Sem soluções A autorização da Sema dá a Igarashi o direito de retirar do Rio Arrojado 106 milhões de litros por dia. O Sistema Autônomo de Água e Esgoto de Correntina (SAAE), órgão municipal, informou que utiliza duas bombas d’água para abastecer cerca de 7 mil residências da cidade, sendo que o consumo diário é de 3 milhões de litros por dia.
“O governo da Bahia tem ciência desses problemas há vários anos, mas não resolve. Fica só protelando, empurrando com a barriga, e as pessoas da região sofrendo com os problemas ambientais, sem que se tenha uma resposta para isso. O governo da Bahia só tem olhos para o agronegócio na região”, disse Samuel Santos, que atua na região como agente da Comissão pastoral da Terra (CPT), braço da Igreja Católica.
Também presente no ato, o presidente da Câmara de Vereadores de Correntina, Ebraim Moreira (PMDB), disse que é preciso resolver os problemas de grilagem de terras na região. “Essa área que a Igarashi ocupa, por exemplo, faz parte de uma área de mais de 600 mil hectares que são do Governo da Bahia. São terras devolutas, e por isso eu nem considero que houve uma invasão nas fazendas que a empresa diz ser dela.

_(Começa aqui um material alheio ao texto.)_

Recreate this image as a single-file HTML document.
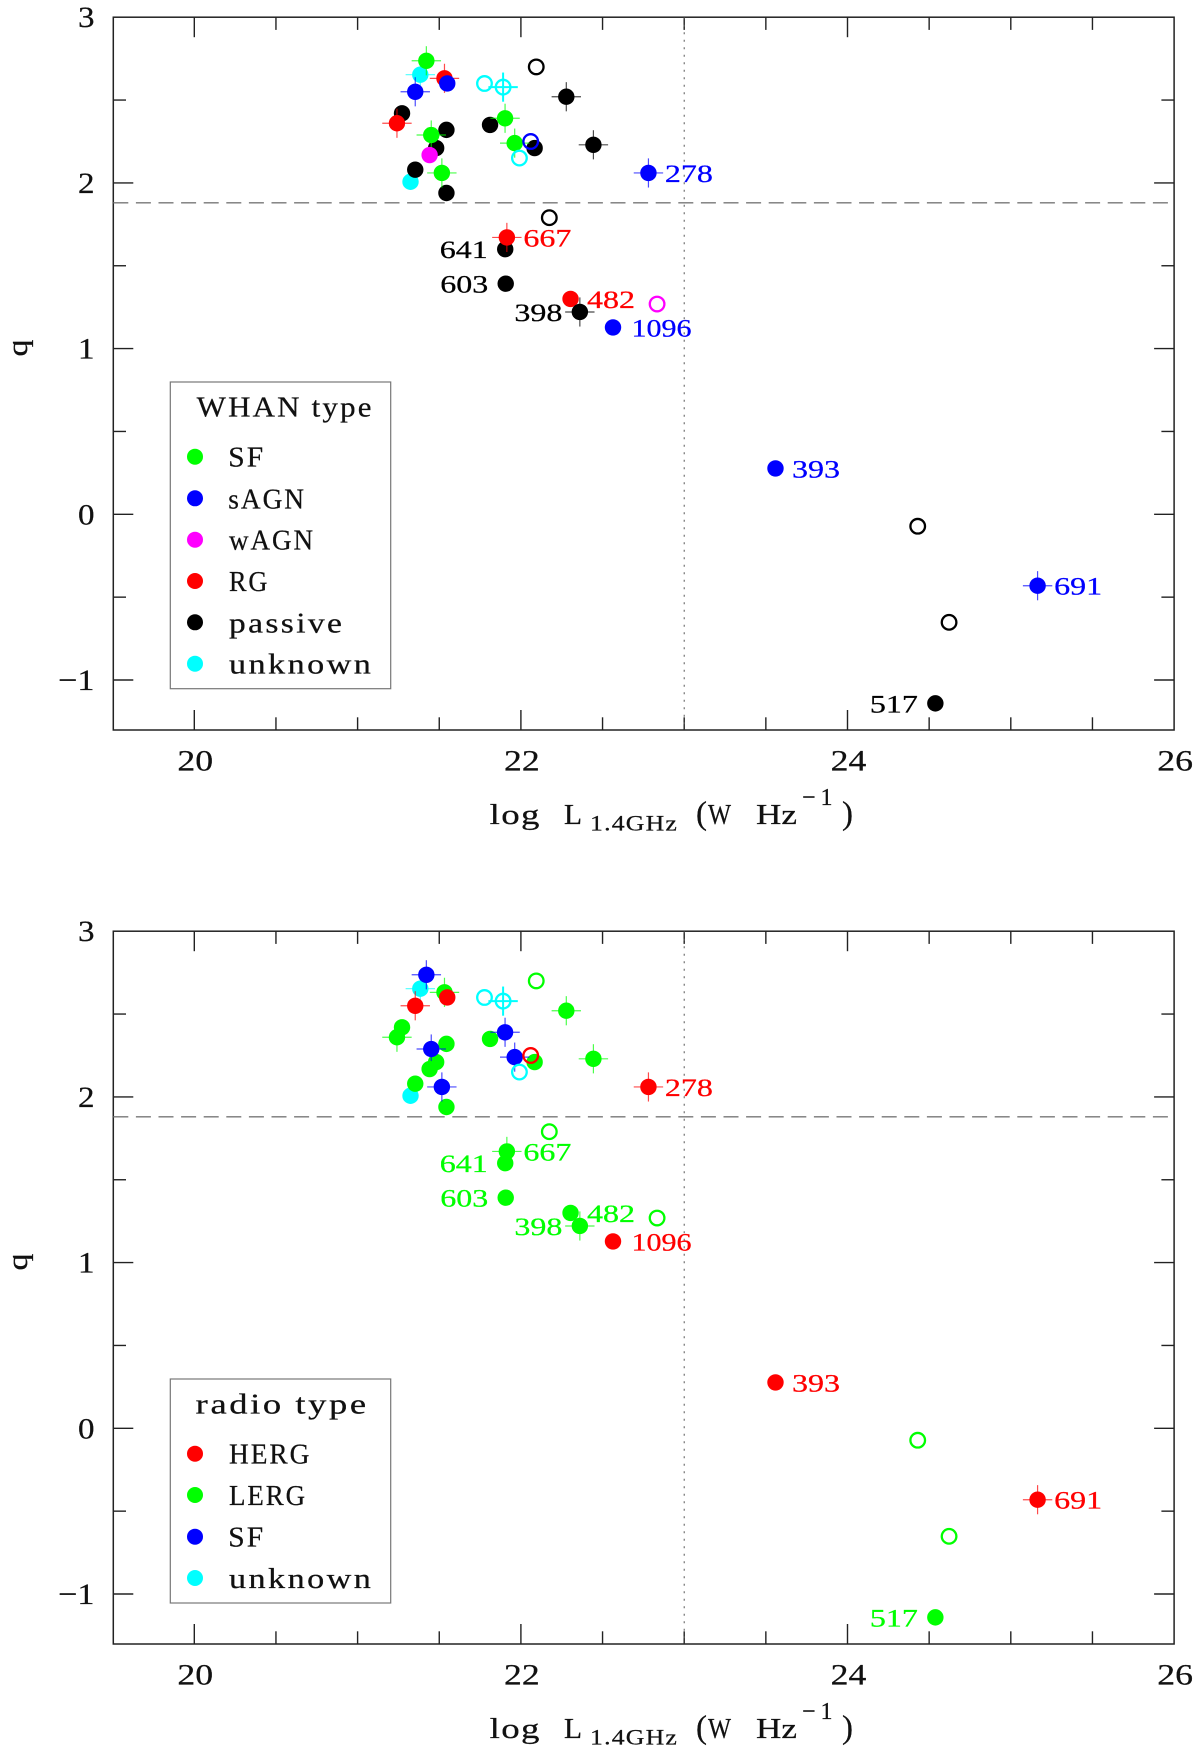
<!DOCTYPE html>
<html lang="en">
<head>
<meta charset="utf-8">
<title>q versus radio luminosity</title>
<style>
html,body{margin:0;padding:0;background:#fff;width:1200px;height:1760px;overflow:hidden}
svg{display:block}
text{font-family:"Liberation Serif",serif;fill:#111;stroke:#111;stroke-width:.25px}
.leg{font-size:28px;letter-spacing:2px}
.ttl{font-size:29px}
</style>
</head>
<body>
<svg id="chart" width="1200" height="1760" viewBox="0 0 1200 1760" xmlns="http://www.w3.org/2000/svg">
  <g id="panel-top">
    <g id="marks-top"></g>
    <g><text class="ttl" transform="translate(27,348) rotate(-90)" text-anchor="middle" textLength="17" lengthAdjust="spacingAndGlyphs">q</text></g>
    <g>
      <text class="ttl" x="489.7" y="824" letter-spacing="1" textLength="51" lengthAdjust="spacingAndGlyphs">log</text>
      <text class="ttl" x="564" y="824" textLength="18" lengthAdjust="spacingAndGlyphs">L</text>
      <text x="590" y="830.7" font-size="22" letter-spacing="1" textLength="88" lengthAdjust="spacingAndGlyphs">1.4GHz</text>
      <text x="696" y="824" font-size="33">(</text>
      <text class="ttl" x="708" y="824" textLength="23" lengthAdjust="spacingAndGlyphs">W</text>
      <text class="ttl" x="756" y="824" textLength="41" lengthAdjust="spacingAndGlyphs">Hz</text>
      <text x="802" y="805" font-size="24" textLength="30.5" lengthAdjust="spacing">−1</text>
      <text x="842" y="824" font-size="33">)</text>
    </g>
    <g>
      <rect x="170.3" y="382" width="220.4" height="306.7" fill="#fff" stroke="#777" stroke-width="1.2"/>
      <text class="leg" x="196.7" y="416.7" textLength="177" lengthAdjust="spacingAndGlyphs">WHAN type</text>
      <g><circle cx="195" cy="456.7" r="8" fill="#00ff00"/><text class="leg" x="228.3" y="466.7" textLength="37" lengthAdjust="spacingAndGlyphs">SF</text></g>
      <g><circle cx="195" cy="498.3" r="8" fill="#0000ff"/><text class="leg" x="228.3" y="508.3" textLength="77.7" lengthAdjust="spacingAndGlyphs">sAGN</text></g>
      <g><circle cx="195" cy="539.7" r="8" fill="#ff00ff"/><text class="leg" x="229" y="549.7" textLength="86" lengthAdjust="spacingAndGlyphs">wAGN</text></g>
      <g><circle cx="195" cy="581" r="8" fill="#ff0000"/><text class="leg" x="229" y="591" textLength="40.3" lengthAdjust="spacingAndGlyphs">RG</text></g>
      <g><circle cx="195" cy="622.3" r="8" fill="#000"/><text class="leg" x="229" y="632.3" textLength="115.3" lengthAdjust="spacingAndGlyphs">passive</text></g>
      <g><circle cx="195" cy="663.7" r="8" fill="#00ffff"/><text class="leg" x="229" y="673.7" textLength="144.3" lengthAdjust="spacingAndGlyphs">unknown</text></g>
    </g>
  </g>
  <g id="panel-bottom" transform="translate(0,914)">
    <g id="marks-bottom"></g>
    <g><text class="ttl" transform="translate(27,348) rotate(-90)" text-anchor="middle" textLength="17" lengthAdjust="spacingAndGlyphs">q</text></g>
    <g>
      <text class="ttl" x="489.7" y="824" letter-spacing="1" textLength="51" lengthAdjust="spacingAndGlyphs">log</text>
      <text class="ttl" x="564" y="824" textLength="18" lengthAdjust="spacingAndGlyphs">L</text>
      <text x="590" y="830.7" font-size="22" letter-spacing="1" textLength="88" lengthAdjust="spacingAndGlyphs">1.4GHz</text>
      <text x="696" y="824" font-size="33">(</text>
      <text class="ttl" x="708" y="824" textLength="23" lengthAdjust="spacingAndGlyphs">W</text>
      <text class="ttl" x="756" y="824" textLength="41" lengthAdjust="spacingAndGlyphs">Hz</text>
      <text x="802" y="805" font-size="24" textLength="30.5" lengthAdjust="spacing">−1</text>
      <text x="842" y="824" font-size="33">)</text>
    </g>
    <g>
      <rect x="170.3" y="465" width="220.4" height="224" fill="#fff" stroke="#777" stroke-width="1.2"/>
      <text class="leg" x="195.7" y="499.3" textLength="173" lengthAdjust="spacingAndGlyphs">radio type</text>
      <g><circle cx="195" cy="539.7" r="8" fill="#ff0000"/><text class="leg" x="229" y="549.7" textLength="82.3" lengthAdjust="spacingAndGlyphs">HERG</text></g>
      <g><circle cx="195" cy="581" r="8" fill="#00ff00"/><text class="leg" x="229" y="591" textLength="78" lengthAdjust="spacingAndGlyphs">LERG</text></g>
      <g><circle cx="195" cy="622.7" r="8" fill="#0000ff"/><text class="leg" x="228.3" y="632.7" textLength="37" lengthAdjust="spacingAndGlyphs">SF</text></g>
      <g><circle cx="195" cy="664" r="8" fill="#00ffff"/><text class="leg" x="229" y="674" textLength="144.3" lengthAdjust="spacingAndGlyphs">unknown</text></g>
    </g>
  </g>
</svg>
<script>
// Data, in drawing order
const logL = [21.384,21.324,21.272,21.481,21.544,21.353,21.544,21.811,22.084,22.278,22.444,21.904,21.907,22.304,22.361,21.241,21.532,21.914,21.421,21.451,21.516,21.903,21.962,21.441,21.549,21.353,22.781,22.564,23.559,25.164,24.538,21.777,21.891,21.991,22.06,22.094,22.174,22.834,24.43,24.622];
const qValues = [2.653,2.007,2.42,2.21,2.32,2.08,1.939,2.35,2.21,2.52,2.23,1.60,1.392,1.30,1.221,2.36,2.631,1.671,2.737,2.289,2.06,2.39,2.24,2.168,2.60,2.55,2.06,1.128,0.277,-0.431,-1.141,2.60,2.578,2.15,2.25,2.70,1.79,1.269,-0.072,-0.652];
const hasError = [1,0,0,0,0,0,0,0,0,1,1,0,0,0,1,1,1,1,1,1,1,1,1,0,0,1,1,0,0,1,0,0,1,0,0,0,0,0,0,0];
const isOpen = [0,0,0,0,0,0,0,0,0,0,0,0,0,0,0,0,0,0,0,0,0,0,0,0,0,0,0,0,0,0,0,1,1,1,1,1,1,1,1,1];
const whanType = ['unknown','unknown','passive','passive','passive','passive','passive','passive','passive','passive','passive','passive','passive','RG','passive','RG','RG','RG','SF','SF','SF','SF','SF','wAGN','sAGN','sAGN','sAGN','sAGN','sAGN','sAGN','passive','unknown','unknown','unknown','sAGN','passive','passive','wAGN','passive','passive'];
const radioType = ['unknown','unknown','LERG','LERG','LERG','LERG','LERG','LERG','LERG','LERG','LERG','LERG','LERG','LERG','LERG','LERG','LERG','LERG','SF','SF','SF','SF','SF','LERG','HERG','HERG','HERG','HERG','HERG','HERG','LERG','unknown','unknown','unknown','HERG','LERG','LERG','LERG','LERG','LERG'];
const sourceIds = ['','','','','','','','','','','','641','603','482','398','','','667','','','','','','','','','278','1096','393','691','517','','','','','','','','',''];
const idSide = ['','','','','','','','','','','','left','left','right','left','','','right','','','','','','','','','right','right','right','right','left','','','','','','','','',''];
const errorX = 0.09;
const errorQ = 0.088;
const xTicks = [20,20.5,21,21.5,22,22.5,23,23.5,24,24.5,25,25.5];
const xMajorTicks = ['20','22','24','26'];
const yTicks = [-1,-0.5,0,0.5,1,1.5,2,2.5];
const yMajorTicks = ['−1','0','1','2','3'];
const radioDivide = 1.88;
const luminosityDivide = 23;

const whanColours = {SF:'#00ff00',sAGN:'#0000ff',wAGN:'#ff00ff',RG:'#ff0000',passive:'#000000',unknown:'#00ffff'};
const radioColours = {HERG:'#ff0000',LERG:'#00ff00',SF:'#0000ff',unknown:'#00ffff'};
const NS = 'http://www.w3.org/2000/svg';
const L = 113.3, R = 1174.1, T = 17.2, B = 730;
const xScale = v => 194.3 + 163.3 * (v - 20);
const yScale = v => 514.3 - 165.7 * v;

function make(parent, tag, attrs) {
  const el = document.createElementNS(NS, tag);
  for (const k in attrs) el.setAttribute(k, attrs[k]);
  parent.appendChild(el);
  return el;
}
function axisLine(parent, x1, y1, x2, y2) {
  const el = make(parent, 'line', {x1, y1, x2, y2, stroke:'#222', 'stroke-width':1.4});
  
  
}
function drawAxes(g) {
  const frame = make(g, 'rect', {x:L, y:T, width:R-L, height:B-T, fill:'none', stroke:'#222', 'stroke-width':1.5});
  
  
  xTicks.forEach(v => {
    const len = (v % 2 === 0) ? 20 : 12.7;
    axisLine(g, xScale(v), B, xScale(v), B - len);
    axisLine(g, xScale(v), T, xScale(v), T + len);
  });
  yTicks.forEach(v => {
    const len = Number.isInteger(v) ? 20 : 12.7;
    axisLine(g, L, yScale(v), L + len, yScale(v));
    axisLine(g, R, yScale(v), R - len, yScale(v));
  });
  xMajorTicks.forEach(label => {
    const t = make(g, 'text', {x:xScale(+label)+1, y:B+40.7, 'font-size':30, 'text-anchor':'middle', textLength:35.7, lengthAdjust:'spacingAndGlyphs'});
    
    
    t.textContent = label;
  });
  yMajorTicks.forEach(label => {
    const v = +label.replace('−', '-');
    const t = make(g, 'text', {x:94.5, y:yScale(v)+10, 'font-size':30, 'text-anchor':'end', textLength:label.length > 1 ? 36.3 : 16.5, lengthAdjust:'spacingAndGlyphs'});
    
    
    t.textContent = label;
  });
  const dash = make(g, 'line', {x1:L, y1:yScale(radioDivide), x2:1168, y2:yScale(radioDivide), stroke:'#777', 'stroke-width':1.4, 'stroke-dasharray':'15 7.6'});
  
  
  const dot = make(g, 'line', {x1:xScale(luminosityDivide), y1:T, x2:xScale(luminosityDivide), y2:B, stroke:'#555', 'stroke-width':1, 'stroke-dasharray':'2 5.5'});
  
  
}
function drawMarks(g, types, colours) {
  logL.forEach((v, i) => {
    const c = colours[types[i]];
    const px = xScale(v), py = yScale(qValues[i]);
    const mark = make(g, 'g', {});
    
    
    if (hasError[i]) {
      const w = isOpen[i] ? 2 : 1.2;
      const op = isOpen[i] ? 1 : .7;
      make(mark, 'line', {x1:xScale(v-errorX), y1:py, x2:xScale(v+errorX), y2:py, stroke:c, 'stroke-width':w, opacity:op});
      make(mark, 'line', {x1:px, y1:yScale(qValues[i]-errorQ), x2:px, y2:yScale(qValues[i]+errorQ), stroke:c, 'stroke-width':w, opacity:op});
    }
    if (isOpen[i]) make(mark, 'circle', {cx:px, cy:py, r:7.3, fill:'none', stroke:c, 'stroke-width':2.3});
    else make(mark, 'circle', {cx:px, cy:py, r:8.2, fill:c});
    if (sourceIds[i]) {
      const width = sourceIds[i].length > 3 ? 60 : 48;
      const start = idSide[i] === 'right' ? px + 16.5 + (sourceIds[i].length > 3 ? 2 : 0) : px - 17.5 - width;
      const t = make(g, 'text', {x:start, y:py+9, 'font-size':25, textLength:width, lengthAdjust:'spacingAndGlyphs', style:'fill:'+c+';stroke:'+c});
      
      
      t.textContent = sourceIds[i];
    }
  });
}
const topG = document.getElementById('marks-top');
const bottomG = document.getElementById('marks-bottom');
drawAxes(topG);
drawMarks(topG, whanType, whanColours);
drawAxes(bottomG);
drawMarks(bottomG, radioType, radioColours);
</script>
</body>
</html>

Muitos empresários do agronegócio aqui simplesmente invadiram as terras do Estado da Bahia e grilaram”, ele afirmou.
Em nota ao CORREIO, a empresa Igarashi declarou que “todos os imóveis em que a empresa realiza suas atividades são regulares”. A empresa diz que rechaça “qualquer tentativa de caracterizar irregularidade em nossas atividades ou imóveis, se tratando de uma tentativa de justificar o injustificável, desviar o foco da inequívoca violência cometida e induzir a sociedade a erro”.
“Reiteramos nosso papel de produzir alimentos com sustentabilidade e nossa confiança na responsabilização dos autores dos atos de profundo vandalismo e ilegalidade”, declarou a Igarashi em nota.